-- Begin --

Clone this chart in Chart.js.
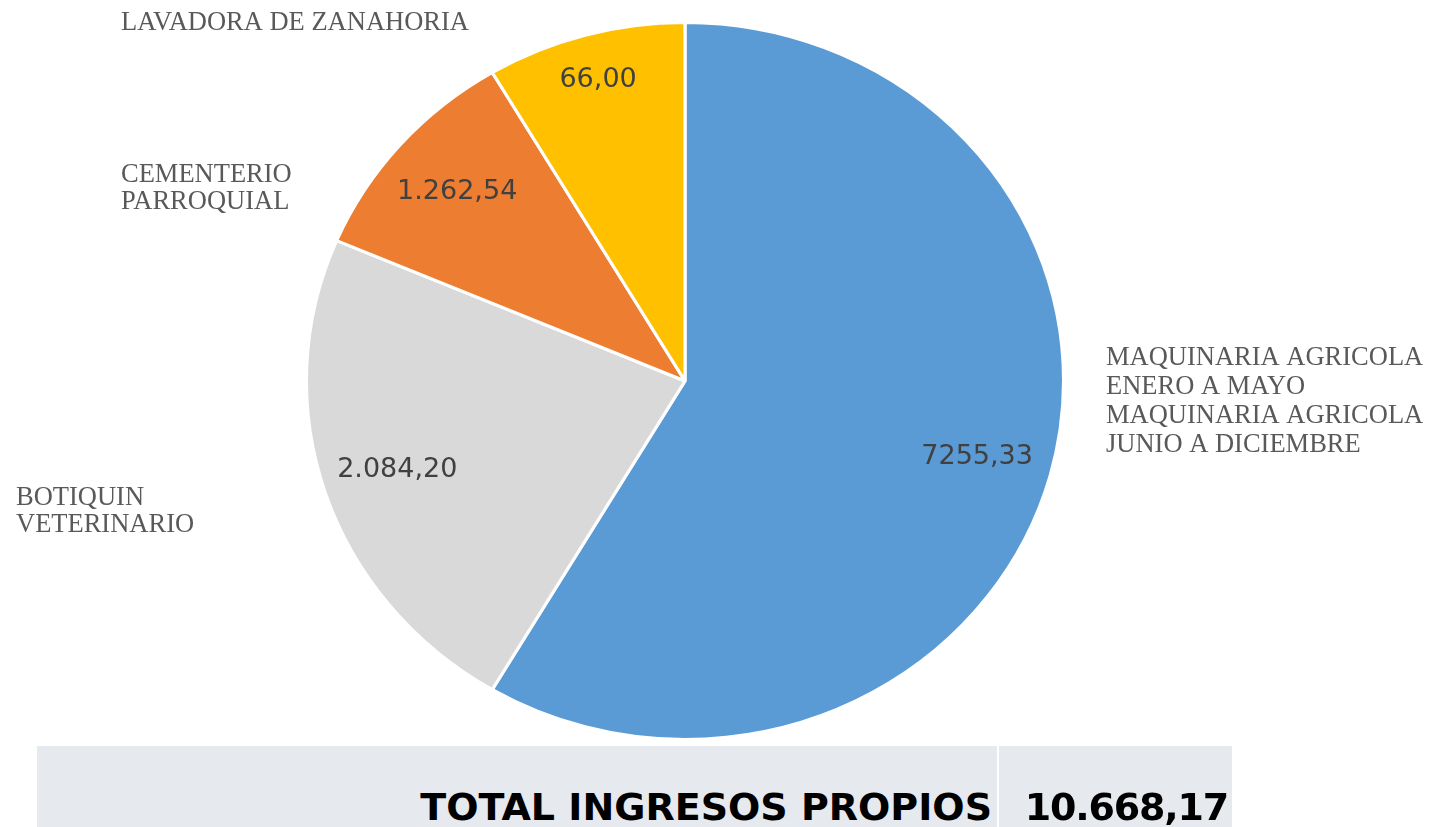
<!DOCTYPE html>
<html lang="es">
<head>
  <meta charset="UTF-8">
  <title>Total ingresos propios</title>
  <script src="https://cdn.jsdelivr.net/npm/chart.js@4.4.0/dist/chart.umd.min.js"></script>
  <style>
    html, body { margin: 0; padding: 0; background: #fff; }
    body { width: 1433px; height: 827px; position: relative; overflow: hidden; }
    #pie { position: absolute; left: 0; top: 0; }
    .cell {
      position: absolute; top: 746px; height: 90px; background: #E6E9ED;
      font-family: "DejaVu Sans", Verdana, sans-serif; font-weight: bold;
      font-size: 38px; line-height: 38px; color: #000;
    }
    .cell span { position: absolute; top: 42px; white-space: nowrap; }
  </style>
</head>
<body>
  <canvas id="pie" width="1433" height="827"></canvas>
  <div class="cell" style="left:37px; width:960px;"><span id="totalLabel" style="right:5px;"></span></div>
  <div class="cell" style="left:999px; width:233px;"><span id="totalValue" style="right:4px; letter-spacing:-1.2px;"></span></div>
  <script>
    // categorias (en el orden en que se dibujan, desde arriba en sentido horario)
    const categories = [
      ['MAQUINARIA AGRICOLA', 'ENERO A MAYO', 'MAQUINARIA AGRICOLA', 'JUNIO A DICIEMBRE'],
      ['BOTIQUIN', 'VETERINARIO'],
      ['CEMENTERIO', 'PARROQUIAL'],
      ['LAVADORA DE ZANAHORIA']
    ];
    // tamaño de cada porcion tal como aparece en el grafico (%)
    const sliceShare = [58.5, 22.9, 10.1, 8.5];
    // etiquetas de valor que muestra cada porcion
    const valueLabels = ['7255,33', '2.084,20', '1.262,54', '66,00'];
    const totalLabel = 'TOTAL INGRESOS PROPIOS';
    const totalValue = '10.668,17';

    document.getElementById('totalLabel').textContent = totalLabel;
    document.getElementById('totalValue').textContent = totalValue;

    // el pastel original esta algo estirado en horizontal
    const stretchX = 1.056;

    const ellipsePlugin = {
      id: 'ellipse',
      beforeDatasetsDraw(chart) {
        const a = chart.chartArea;
        const cx = (a.left + a.right) / 2;
        const c = chart.ctx;
        c.save();
        c.translate(cx, 0);
        c.scale(stretchX, 1);
        c.translate(-cx, 0);
      },
      afterDatasetsDraw(chart) {
        chart.ctx.restore();
      }
    };

    const labelsPlugin = {
      id: 'sliceLabels',
      afterDraw(chart, args, opts) {
        const c = chart.ctx;
        const arcs = chart.getDatasetMeta(0).data;
        c.save();
        // valores dentro de las porciones
        c.font = '27px "DejaVu Sans", Verdana, sans-serif';
        c.fillStyle = '#404040';
        c.textAlign = 'center';
        c.textBaseline = 'middle';
        arcs.forEach((arc, i) => {
          const p = arc.getProps(['x', 'y', 'startAngle', 'endAngle', 'outerRadius'], true);
          const mid = (p.startAngle + p.endAngle) / 2;
          const r = p.outerRadius * opts.radius[i];
          c.fillText(valueLabels[i], p.x + Math.cos(mid) * r * stretchX, p.y + Math.sin(mid) * r);
        });
        // nombres de categoria fuera del pastel
        c.font = '26.5px "Liberation Serif", "Times New Roman", serif';
        c.fillStyle = '#595959';
        c.textAlign = 'left';
        c.textBaseline = 'alphabetic';
        categories.forEach((lines, i) => {
          const pos = opts.names[i];
          lines.forEach((t, j) => c.fillText(t, pos.x, pos.y + j * pos.lh));
        });
        c.restore();
      }
    };

    new Chart(document.getElementById('pie'), {
      type: 'pie',
      data: {
        labels: categories.map(l => l.join(' ')),
        datasets: [{
          data: sliceShare,
          backgroundColor: ['#5B9BD5', '#D9D9D9', '#ED7D31', '#FFC000'],
          borderColor: '#ffffff',
          borderWidth: 3
        }]
      },
      options: {
        responsive: false,
        animation: false,
        layout: { padding: { left: 325, right: 388, top: 21, bottom: 86 } },
        plugins: {
          legend: { display: false },
          tooltip: { enabled: false },
          sliceLabels: {
            radius: [0.8, 0.8, 0.8, 0.87],
            names: [
              { x: 1106, y: 365, lh: 29 },
              { x: 16, y: 505, lh: 27 },
              { x: 121, y: 182, lh: 27 },
              { x: 121, y: 30, lh: 27 }
            ]
          }
        }
      },
      plugins: [ellipsePlugin, labelsPlugin]
    });
  </script>
</body>
</html>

-- End --

Short problem:
Please write out all the data again word for word, but not the pictures.

Output below:
Clone this chart in Chart.js.
<!DOCTYPE html>
<html lang="es">
<head>
  <meta charset="UTF-8">
  <title>Total ingresos propios</title>
  <script src="https://cdn.jsdelivr.net/npm/chart.js@4.4.0/dist/chart.umd.min.js"></script>
  <style>
    html, body { margin: 0; padding: 0; background: #fff; }
    body { width: 1433px; height: 827px; position: relative; overflow: hidden; }
    #pie { position: absolute; left: 0; top: 0; }
    .cell {
      position: absolute; top: 746px; height: 90px; background: #E6E9ED;
      font-family: "DejaVu Sans", Verdana, sans-serif; font-weight: bold;
      font-size: 38px; line-height: 38px; color: #000;
    }
    .cell span { position: absolute; top: 42px; white-space: nowrap; }
  </style>
</head>
<body>
  <canvas id="pie" width="1433" height="827"></canvas>
  <div class="cell" style="left:37px; width:960px;"><span id="totalLabel" style="right:5px;"></span></div>
  <div class="cell" style="left:999px; width:233px;"><span id="totalValue" style="right:4px; letter-spacing:-1.2px;"></span></div>
  <script>
    // categorias (en el orden en que se dibujan, desde arriba en sentido horario)
    const categories = [
      ['MAQUINARIA AGRICOLA', 'ENERO A MAYO', 'MAQUINARIA AGRICOLA', 'JUNIO A DICIEMBRE'],
      ['BOTIQUIN', 'VETERINARIO'],
      ['CEMENTERIO', 'PARROQUIAL'],
      ['LAVADORA DE ZANAHORIA']
    ];
    // tamaño de cada porcion tal como aparece en el grafico (%)
    const sliceShare = [58.5, 22.9, 10.1, 8.5];
    // etiquetas de valor que muestra cada porcion
    const valueLabels = ['7255,33', '2.084,20', '1.262,54', '66,00'];
    const totalLabel = 'TOTAL INGRESOS PROPIOS';
    const totalValue = '10.668,17';

    document.getElementById('totalLabel').textContent = totalLabel;
    document.getElementById('totalValue').textContent = totalValue;

    // el pastel original esta algo estirado en horizontal
    const stretchX = 1.056;

    const ellipsePlugin = {
      id: 'ellipse',
      beforeDatasetsDraw(chart) {
        const a = chart.chartArea;
        const cx = (a.left + a.right) / 2;
        const c = chart.ctx;
        c.save();
        c.translate(cx, 0);
        c.scale(stretchX, 1);
        c.translate(-cx, 0);
      },
      afterDatasetsDraw(chart) {
        chart.ctx.restore();
      }
    };

    const labelsPlugin = {
      id: 'sliceLabels',
      afterDraw(chart, args, opts) {
        const c = chart.ctx;
        const arcs = chart.getDatasetMeta(0).data;
        c.save();
        // valores dentro de las porciones
        c.font = '27px "DejaVu Sans", Verdana, sans-serif';
        c.fillStyle = '#404040';
        c.textAlign = 'center';
        c.textBaseline = 'middle';
        arcs.forEach((arc, i) => {
          const p = arc.getProps(['x', 'y', 'startAngle', 'endAngle', 'outerRadius'], true);
          const mid = (p.startAngle + p.endAngle) / 2;
          const r = p.outerRadius * opts.radius[i];
          c.fillText(valueLabels[i], p.x + Math.cos(mid) * r * stretchX, p.y + Math.sin(mid) * r);
        });
        // nombres de categoria fuera del pastel
        c.font = '26.5px "Liberation Serif", "Times New Roman", serif';
        c.fillStyle = '#595959';
        c.textAlign = 'left';
        c.textBaseline = 'alphabetic';
        categories.forEach((lines, i) => {
          const pos = opts.names[i];
          lines.forEach((t, j) => c.fillText(t, pos.x, pos.y + j * pos.lh));
        });
        c.restore();
      }
    };

    new Chart(document.getElementById('pie'), {
      type: 'pie',
      data: {
        labels: categories.map(l => l.join(' ')),
        datasets: [{
          data: sliceShare,
          backgroundColor: ['#5B9BD5', '#D9D9D9', '#ED7D31', '#FFC000'],
          borderColor: '#ffffff',
          borderWidth: 3
        }]
      },
      options: {
        responsive: false,
        animation: false,
        layout: { padding: { left: 325, right: 388, top: 21, bottom: 86 } },
        plugins: {
          legend: { display: false },
          tooltip: { enabled: false },
          sliceLabels: {
            radius: [0.8, 0.8, 0.8, 0.87],
            names: [
              { x: 1106, y: 365, lh: 29 },
              { x: 16, y: 505, lh: 27 },
              { x: 121, y: 182, lh: 27 },
              { x: 121, y: 30, lh: 27 }
            ]
          }
        }
      },
      plugins: [ellipsePlugin, labelsPlugin]
    });
  </script>
</body>
</html>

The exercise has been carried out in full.